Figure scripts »
......
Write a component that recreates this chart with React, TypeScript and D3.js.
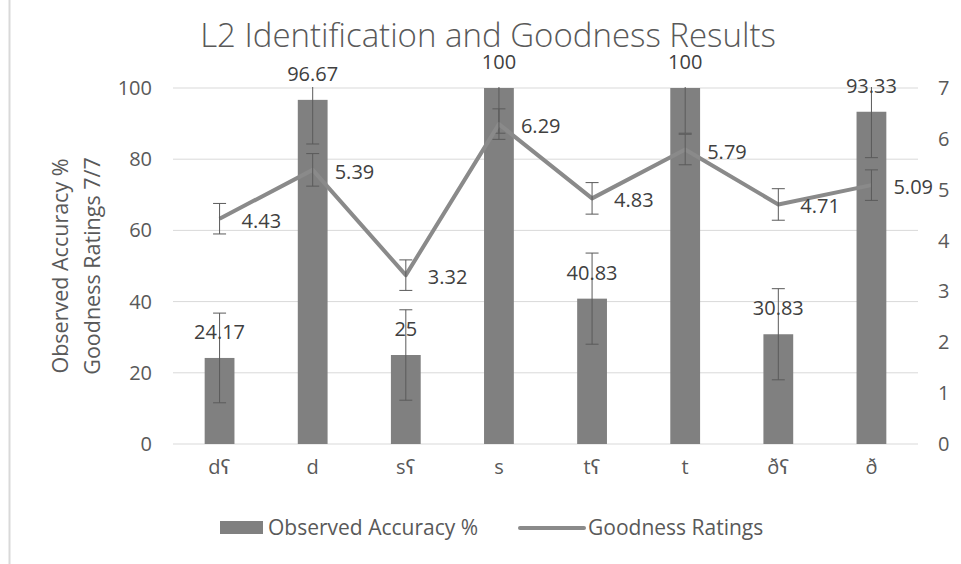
import React from "react";
import * as d3 from "d3";

const categories = ["dʕ", "d", "sʕ", "s", "tʕ", "t", "ðʕ", "ð"];
const accuracy = [24.17, 96.67, 25, 100, 40.83, 100, 30.83, 93.33];
const accuracyErr = [12.6, 12.4, 12.7, 12.7, 12.8, 12.7, 12.8, 12.9];
const goodness = [4.43, 5.39, 3.32, 6.29, 4.83, 5.79, 4.71, 5.09];
const goodnessErr = [0.3, 0.32, 0.3, 0.3, 0.31, 0.3, 0.31, 0.3];
const leftTicks = [0, 20, 40, 60, 80, 100];
const rightTicks = [0, 1, 2, 3, 4, 5, 6, 7];

const W = 961;
const H = 564;
const L = 173, R = 918, T = 88, B = 444;
const FONT = "'Open Sans', 'DejaVu Sans', sans-serif";
const TXT = "#595959";
const LBL = "#404040";
const BAR = "#808080";
const LINE = "#8a8a8a";
const ERR = "#5a5a5a";

export default function App() {
  const x = d3.scaleBand<string>().domain(categories).range([L, R]).paddingInner(0.68).paddingOuter(0.34);
  const yL = d3.scaleLinear().domain([0, 100]).range([B, T]);
  const yR = d3.scaleLinear().domain([0, 7]).range([B, T]);
  const cx = (c: string) => (x(c) as number) + x.bandwidth() / 2;
  const line = d3.line<number>().x((_, i) => cx(categories[i])).y((v) => yR(v));
  const cap = 6.5;

  return (
    <svg width={W} height={H} style={{ position: "absolute", left: 0, top: 0, background: "#fff" }} fontFamily={FONT}>
      <defs>
        <clipPath id="plotclip">
          <rect x={L - 20} y={T - 1} width={R - L + 40} height={B - T + 2} />
        </clipPath>
      </defs>
      <rect x={0} y={0} width={W} height={H} fill="#fff" />
      <line x1={9.5} x2={9.5} y1={0} y2={H} stroke="#d9d9d9" strokeWidth={2} />
      <text x={488} y={47} textAnchor="middle" fontSize={33} fill={TXT} fontWeight={300}>
        L2 Identification and Goodness Results
      </text>
      {leftTicks.map((t) => (
        <g key={"g" + t}>
          <line x1={L} x2={R} y1={yL(t)} y2={yL(t)} stroke="#d9d9d9" strokeWidth={1} />
          <text x={152} y={yL(t)} dy="0.35em" textAnchor="end" fontSize={20} fill={TXT}>{t}</text>
        </g>
      ))}
      {rightTicks.map((t) => (
        <text key={"r" + t} x={938} y={yR(t)} dy="0.35em" textAnchor="start" fontSize={20} fill={TXT}>{t}</text>
      ))}
      {categories.map((c) => (
        <text key={"x" + c} x={cx(c)} y={467} dy="0.35em" textAnchor="middle" fontSize={20} fill={TXT}>{c}</text>
      ))}
      <g transform="translate(60,266) rotate(-90)">
        <text x={0} y={0} dy="0.35em" textAnchor="middle" fontSize={21.5} fill={TXT}>Observed Accuracy %</text>
      </g>
      <g transform="translate(92,266) rotate(-90)">
        <text x={0} y={0} dy="0.35em" textAnchor="middle" fontSize={21.5} fill={TXT}>Goodness Ratings 7/7</text>
      </g>
      {categories.map((c, i) => (
        <rect key={"b" + c} x={x(c)} y={yL(accuracy[i])} width={x.bandwidth()} height={B - yL(accuracy[i])} fill={BAR} />
      ))}
      <g clipPath="url(#plotclip)">
        {categories.map((c, i) => {
          const hi = yL(accuracy[i] + accuracyErr[i]);
          const lo = yL(accuracy[i] - accuracyErr[i]);
          const px = cx(c);
          return (
            <g key={"e" + c} stroke={ERR} strokeWidth={1}>
              <line x1={px} x2={px} y1={hi} y2={lo} />
              <line x1={px - cap} x2={px + cap} y1={hi} y2={hi} />
              <line x1={px - cap} x2={px + cap} y1={lo} y2={lo} />
            </g>
          );
        })}
      </g>
      <path d={line(goodness) as string} fill="none" stroke={LINE} strokeWidth={4} strokeLinejoin="round" />
      {categories.map((c, i) => {
        const hi = yR(goodness[i] + goodnessErr[i]);
        const lo = yR(goodness[i] - goodnessErr[i]);
        const px = cx(c);
        return (
          <g key={"ge" + c} stroke={ERR} strokeWidth={1}>
            <line x1={px} x2={px} y1={hi} y2={lo} />
            <line x1={px - cap} x2={px + cap} y1={hi} y2={hi} />
            <line x1={px - cap} x2={px + cap} y1={lo} y2={lo} />
          </g>
        );
      })}
      {categories.map((c, i) => (
        <text key={"al" + c} x={cx(c)} y={yL(accuracy[i]) - 26} dy="0.35em" textAnchor="middle" fontSize={20} fill={LBL}>
          {accuracy[i]}
        </text>
      ))}
      {categories.map((c, i) => (
        <text key={"gl" + c} x={cx(c) + 22} y={yR(goodness[i]) + 2} dy="0.35em" textAnchor="start" fontSize={20} fill={LBL}>
          {goodness[i]}
        </text>
      ))}
      <rect x={220} y={521} width={43} height={13} fill={BAR} />
      <text x={268} y={528} dy="0.35em" fontSize={21} fill={TXT}>Observed Accuracy %</text>
      <line x1={520} x2={584} y1={528} y2={528} stroke={LINE} strokeWidth={4} strokeLinecap="round" />
      <text x={588} y={528} dy="0.35em" fontSize={21} fill={TXT}>Goodness Ratings</text>
    </svg>
  );
}
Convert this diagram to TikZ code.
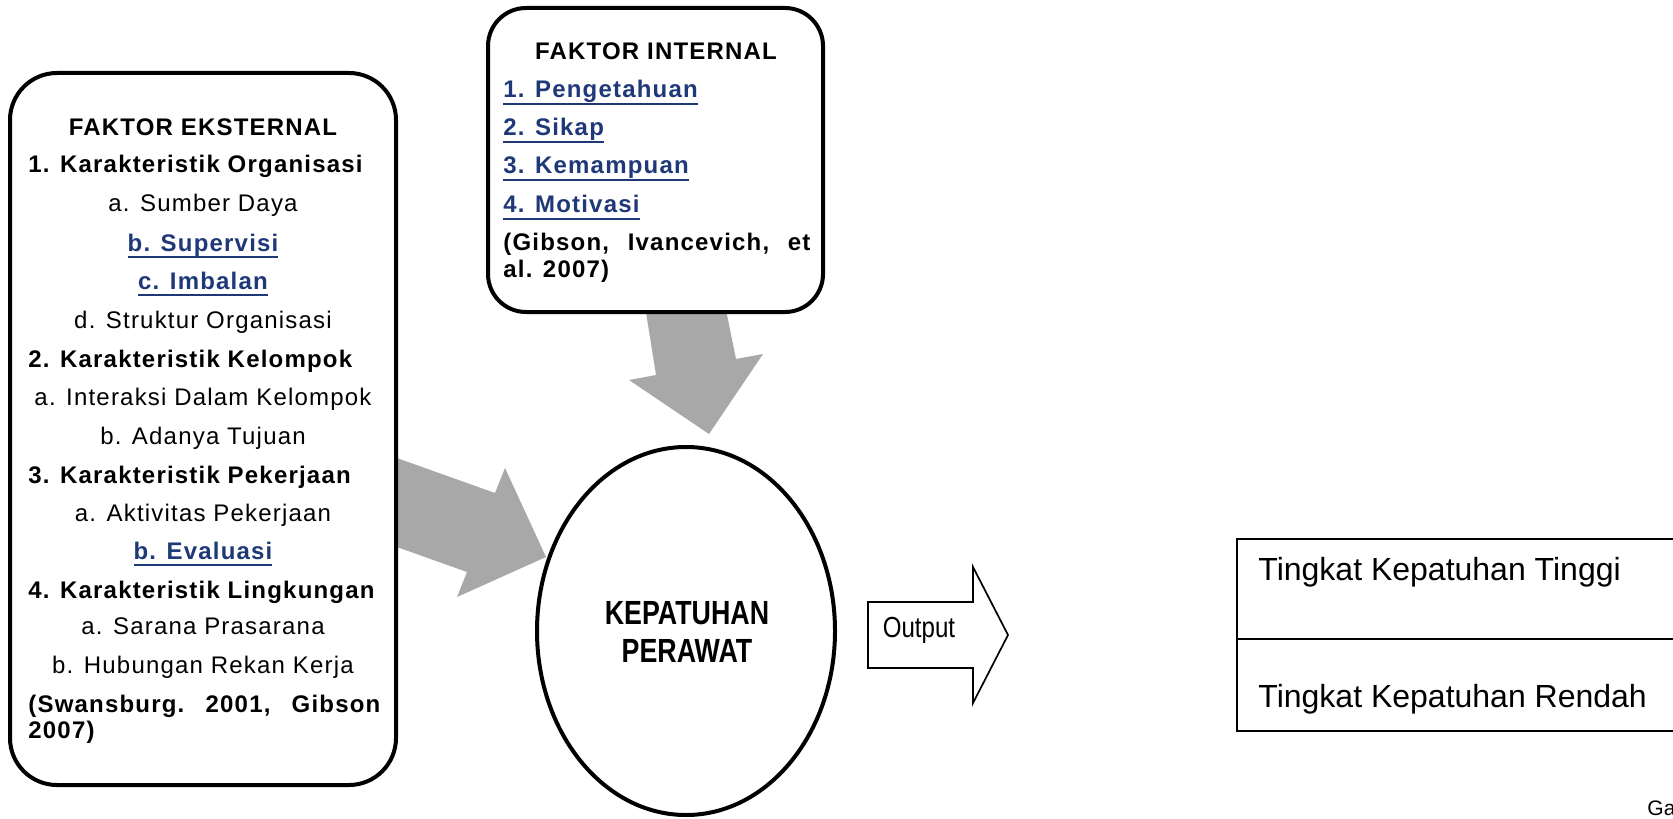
\documentclass[tikz,border=0pt]{standalone}
\usepackage{fontspec}
\setmainfont{Liberation Sans}
\newfontfamily\wordfont[LetterSpace=5]{Liberation Sans}
\usetikzlibrary{shapes.geometric}
\definecolor{linkblue}{RGB}{31,56,120}
\definecolor{arrowgray}{RGB}{168,168,168}
\newcommand\ulnk[1]{\setbox0\hbox{#1}\rlap{\rule[-3.3pt]{\wd0}{0.9pt}}\box0}
\begin{document}
\begin{tikzpicture}[x=0.5pt,y=-0.5pt,
  txt/.style={inner sep=0pt, font=\wordfont\fontsize{12}{14}\selectfont},
  bld/.style={inner sep=0pt, font=\wordfont\bfseries\fontsize{12}{14}\selectfont},
  lnk/.style={bld, text=linkblue},
  rbox/.style={draw, line width=2pt, fill=white},
  blockarrow/.style={fill=arrowgray},
  plain/.style={line width=0.85pt}]
\useasboundingbox (0,0) rectangle (1673,818);

% block arrows
\fill[blockarrow] (380,452) -- (495,493) -- (505,468) -- (546,557) -- (457,597) -- (467,572) -- (380,541) -- cycle;
\fill[blockarrow] (644,300) -- (724,300) -- (736,359) -- (763,354) -- (709,434) -- (629,380) -- (656,375) -- cycle;

% boxes
\node[rbox, rounded corners=23.5pt, minimum width=193pt, minimum height=356pt] (ext) at (203,429) {};
\node[rbox, rounded corners=19pt, minimum width=167.5pt, minimum height=152pt] (int) at (655.5,160) {};
\node[draw, ellipse, line width=2pt, minimum width=149pt, minimum height=184pt, inner sep=0pt] (kp) at (686,631) {};

% external factor text
\node[bld, anchor=base] (e0) at (203,136) {FAKTOR EKSTERNAL};
\node[bld, anchor=base west] (e1) at (28,173) {1. Karakteristik Organisasi};
\node[txt, anchor=base] (e1a) at (203,212) {a. Sumber Daya};
\node[lnk, anchor=base] (e1b) at (203,251) {\ulnk{b. Supervisi}};
\node[lnk, anchor=base] (e1c) at (203,289) {\ulnk{c. Imbalan}};
\node[txt, anchor=base] (e1d) at (203,328) {d. Struktur Organisasi};
\node[bld, anchor=base west] (e2) at (28,367) {2. Karakteristik Kelompok};
\node[txt, anchor=base] (e2a) at (203,405) {a. Interaksi Dalam Kelompok};
\node[txt, anchor=base] (e2b) at (203,444) {b. Adanya Tujuan};
\node[bld, anchor=base west] (e3) at (28,483) {3. Karakteristik Pekerjaan};
\node[txt, anchor=base] (e3a) at (203,521) {a. Aktivitas Pekerjaan};
\node[lnk, anchor=base] (e3b) at (203,559) {\ulnk{b. Evaluasi}};
\node[bld, anchor=base west] (e4) at (28,598) {4. Karakteristik Lingkungan};
\node[txt, anchor=base] (e4a) at (203,634) {a. Sarana Prasarana};
\node[txt, anchor=base] (e4b) at (203,673) {b. Hubungan Rekan Kerja};
\node[bld, anchor=base west] (e5) at (28,712) {\makebox[176pt][l]{(Swansburg.\hfill 2001,\hfill Gibson}};
\node[bld, anchor=base west] (e6) at (28,738) {2007)};

% internal factor text
\node[bld, anchor=base] (i0) at (656,60) {FAKTOR INTERNAL};
\node[lnk, anchor=base west] (i1) at (503,98) {\ulnk{1. Pengetahuan}};
\node[lnk, anchor=base west] (i2) at (503,136) {\ulnk{2. Sikap}};
\node[lnk, anchor=base west] (i3) at (503,174) {\ulnk{3. Kemampuan}};
\node[lnk, anchor=base west] (i4) at (503,213) {\ulnk{4. Motivasi}};
\node[bld, anchor=base west] (i5) at (503,250) {\makebox[153.5pt][l]{(Gibson,\hfill Ivancevich,\hfill et}};
\node[bld, anchor=base west] (i6) at (503,277) {al. 2007)};

% circle text
\node[inner sep=0pt, anchor=base, font=\bfseries\fontsize{16.75}{18}\selectfont] (kp1) at (687,624) {\scalebox{0.8}[1]{KEPATUHAN}};
\node[inner sep=0pt, anchor=base, font=\bfseries\fontsize{16.75}{18}\selectfont] (kp2) at (687,662) {\scalebox{0.8}[1]{PERAWAT}};

% output arrow
\draw[plain, line join=miter] (868,602) -- (973,602) -- (973,567) -- (1008,635) -- (973,703) -- (973,668) -- (868,668) -- cycle;
\node[inner sep=0pt, anchor=base, font=\fontsize{14.5}{16}\selectfont] (out) at (919,637) {\scalebox{0.83}[1]{Output}};

% result table
\draw[plain] (1673,539) -- (1237,539) -- (1237,731) -- (1673,731);
\draw[plain] (1237,639) -- (1673,639);
\node[inner sep=0pt, anchor=base west, font=\fontsize{16}{18}\selectfont] (hi) at (1258,580) {Tingkat Kepatuhan Tinggi};
\node[inner sep=0pt, anchor=base west, font=\fontsize{16}{18}\selectfont] (lo) at (1258,707) {Tingkat Kepatuhan Rendah};

\node[inner sep=0pt, anchor=base west, font=\fontsize{10.5}{12}\selectfont] (ga) at (1647,815) {Ga};
\end{tikzpicture}
\end{document}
......
GIVEN INSTRUCTION » Begin with the line where "Convert this diagram to TikZ code." appears and end with the line where "line width=2pt, minimum" appears. Copy only that stretch, exactly, with no pictures.

WRITTEN ANSWER »
Convert this diagram to TikZ code.
\documentclass[tikz,border=0pt]{standalone}
\usepackage{fontspec}
\setmainfont{Liberation Sans}
\newfontfamily\wordfont[LetterSpace=5]{Liberation Sans}
\usetikzlibrary{shapes.geometric}
\definecolor{linkblue}{RGB}{31,56,120}
\definecolor{arrowgray}{RGB}{168,168,168}
\newcommand\ulnk[1]{\setbox0\hbox{#1}\rlap{\rule[-3.3pt]{\wd0}{0.9pt}}\box0}
\begin{document}
\begin{tikzpicture}[x=0.5pt,y=-0.5pt,
  txt/.style={inner sep=0pt, font=\wordfont\fontsize{12}{14}\selectfont},
  bld/.style={inner sep=0pt, font=\wordfont\bfseries\fontsize{12}{14}\selectfont},
  lnk/.style={bld, text=linkblue},
  rbox/.style={draw, line width=2pt, fill=white},
  blockarrow/.style={fill=arrowgray},
  plain/.style={line width=0.85pt}]
\useasboundingbox (0,0) rectangle (1673,818);

% block arrows
\fill[blockarrow] (380,452) -- (495,493) -- (505,468) -- (546,557) -- (457,597) -- (467,572) -- (380,541) -- cycle;
\fill[blockarrow] (644,300) -- (724,300) -- (736,359) -- (763,354) -- (709,434) -- (629,380) -- (656,375) -- cycle;

% boxes
\node[rbox, rounded corners=23.5pt, minimum width=193pt, minimum height=356pt] (ext) at (203,429) {};
\node[rbox, rounded corners=19pt, minimum width=167.5pt, minimum height=152pt] (int) at (655.5,160) {};
\node[draw, ellipse, line width=2pt, minimum width=149pt, minimum height=184pt, inner sep=0pt] (kp) at (686,631) {};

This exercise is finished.